DATA EXCERPT >>
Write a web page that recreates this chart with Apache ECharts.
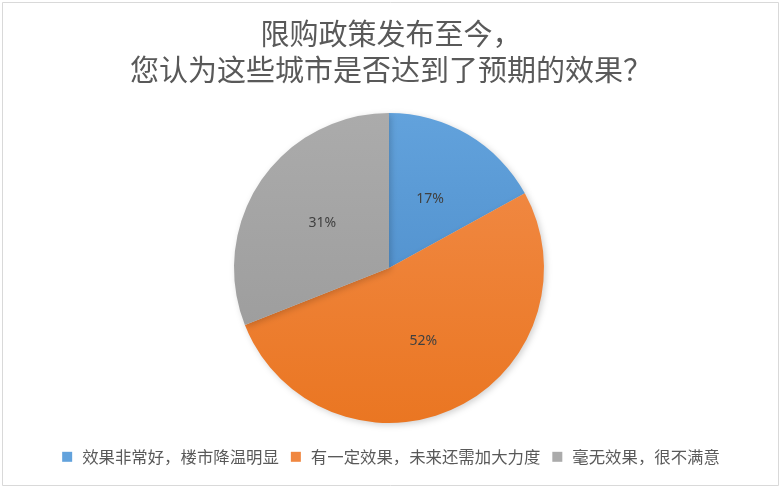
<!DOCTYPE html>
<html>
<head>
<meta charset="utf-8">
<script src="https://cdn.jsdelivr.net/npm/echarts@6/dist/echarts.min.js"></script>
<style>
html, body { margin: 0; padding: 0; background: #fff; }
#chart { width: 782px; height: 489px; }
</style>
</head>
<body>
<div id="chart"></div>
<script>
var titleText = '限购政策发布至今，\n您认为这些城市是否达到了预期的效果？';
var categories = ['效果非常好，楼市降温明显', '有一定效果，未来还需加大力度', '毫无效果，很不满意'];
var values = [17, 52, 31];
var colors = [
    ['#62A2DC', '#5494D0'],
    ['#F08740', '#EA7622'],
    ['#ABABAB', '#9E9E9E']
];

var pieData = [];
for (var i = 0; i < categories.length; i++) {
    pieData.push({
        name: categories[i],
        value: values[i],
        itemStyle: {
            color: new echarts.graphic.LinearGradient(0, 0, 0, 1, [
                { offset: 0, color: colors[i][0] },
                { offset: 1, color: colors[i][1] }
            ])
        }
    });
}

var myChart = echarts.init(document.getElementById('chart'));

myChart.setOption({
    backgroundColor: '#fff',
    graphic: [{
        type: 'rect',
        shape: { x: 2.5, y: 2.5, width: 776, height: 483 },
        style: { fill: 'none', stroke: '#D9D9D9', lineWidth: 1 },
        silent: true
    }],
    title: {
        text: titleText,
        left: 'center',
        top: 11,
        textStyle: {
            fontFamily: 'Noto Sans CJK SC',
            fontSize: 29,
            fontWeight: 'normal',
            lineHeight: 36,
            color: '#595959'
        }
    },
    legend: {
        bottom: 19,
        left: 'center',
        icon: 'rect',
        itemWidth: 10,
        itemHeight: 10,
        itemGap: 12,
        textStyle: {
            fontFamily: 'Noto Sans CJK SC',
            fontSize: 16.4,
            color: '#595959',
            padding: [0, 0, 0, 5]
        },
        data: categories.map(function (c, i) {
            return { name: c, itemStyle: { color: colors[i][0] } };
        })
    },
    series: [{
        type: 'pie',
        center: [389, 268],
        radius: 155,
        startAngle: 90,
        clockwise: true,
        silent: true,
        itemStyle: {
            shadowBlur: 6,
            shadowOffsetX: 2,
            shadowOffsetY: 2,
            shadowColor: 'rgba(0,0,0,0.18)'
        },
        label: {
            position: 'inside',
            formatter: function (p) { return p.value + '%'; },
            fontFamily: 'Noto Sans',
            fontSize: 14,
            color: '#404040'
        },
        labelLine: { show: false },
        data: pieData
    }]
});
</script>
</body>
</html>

INSTRUCTION >>
Transcribe the full listing above exactly as it stands, minus the pictures.

EXERCISE SOLUTION >>
Write a web page that recreates this chart with Apache ECharts.
<!DOCTYPE html>
<html>
<head>
<meta charset="utf-8">
<script src="https://cdn.jsdelivr.net/npm/echarts@6/dist/echarts.min.js"></script>
<style>
html, body { margin: 0; padding: 0; background: #fff; }
#chart { width: 782px; height: 489px; }
</style>
</head>
<body>
<div id="chart"></div>
<script>
var titleText = '限购政策发布至今，\n您认为这些城市是否达到了预期的效果？';
var categories = ['效果非常好，楼市降温明显', '有一定效果，未来还需加大力度', '毫无效果，很不满意'];
var values = [17, 52, 31];
var colors = [
    ['#62A2DC', '#5494D0'],
    ['#F08740', '#EA7622'],
    ['#ABABAB', '#9E9E9E']
];

var pieData = [];
for (var i = 0; i < categories.length; i++) {
    pieData.push({
        name: categories[i],
        value: values[i],
        itemStyle: {
            color: new echarts.graphic.LinearGradient(0, 0, 0, 1, [
                { offset: 0, color: colors[i][0] },
                { offset: 1, color: colors[i][1] }
            ])
        }
    });
}

var myChart = echarts.init(document.getElementById('chart'));

myChart.setOption({
    backgroundColor: '#fff',
    graphic: [{
        type: 'rect',
        shape: { x: 2.5, y: 2.5, width: 776, height: 483 },
        style: { fill: 'none', stroke: '#D9D9D9', lineWidth: 1 },
        silent: true
    }],
    title: {
        text: titleText,
        left: 'center',
        top: 11,
        textStyle: {
            fontFamily: 'Noto Sans CJK SC',
            fontSize: 29,
            fontWeight: 'normal',
            lineHeight: 36,
            color: '#595959'
        }
    },
    legend: {
        bottom: 19,
        left: 'center',
        icon: 'rect',
        itemWidth: 10,
        itemHeight: 10,
        itemGap: 12,
        textStyle: {
            fontFamily: 'Noto Sans CJK SC',
            fontSize: 16.4,
            color: '#595959',
            padding: [0, 0, 0, 5]
        },
        data: categories.map(function (c, i) {
            return { name: c, itemStyle: { color: colors[i][0] } };
        })
    },
    series: [{
        type: 'pie',
        center: [389, 268],
        radius: 155,
        startAngle: 90,
        clockwise: true,
        silent: true,
        itemStyle: {
            shadowBlur: 6,
            shadowOffsetX: 2,
            shadowOffsetY: 2,
            shadowColor: 'rgba(0,0,0,0.18)'
        },
        label: {
            position: 'inside',
            formatter: function (p) { return p.value + '%'; },
            fontFamily: 'Noto Sans',
            fontSize: 14,
            color: '#404040'
        },
        labelLine: { show: false },
        data: pieData
    }]
});
</script>
</body>
</html>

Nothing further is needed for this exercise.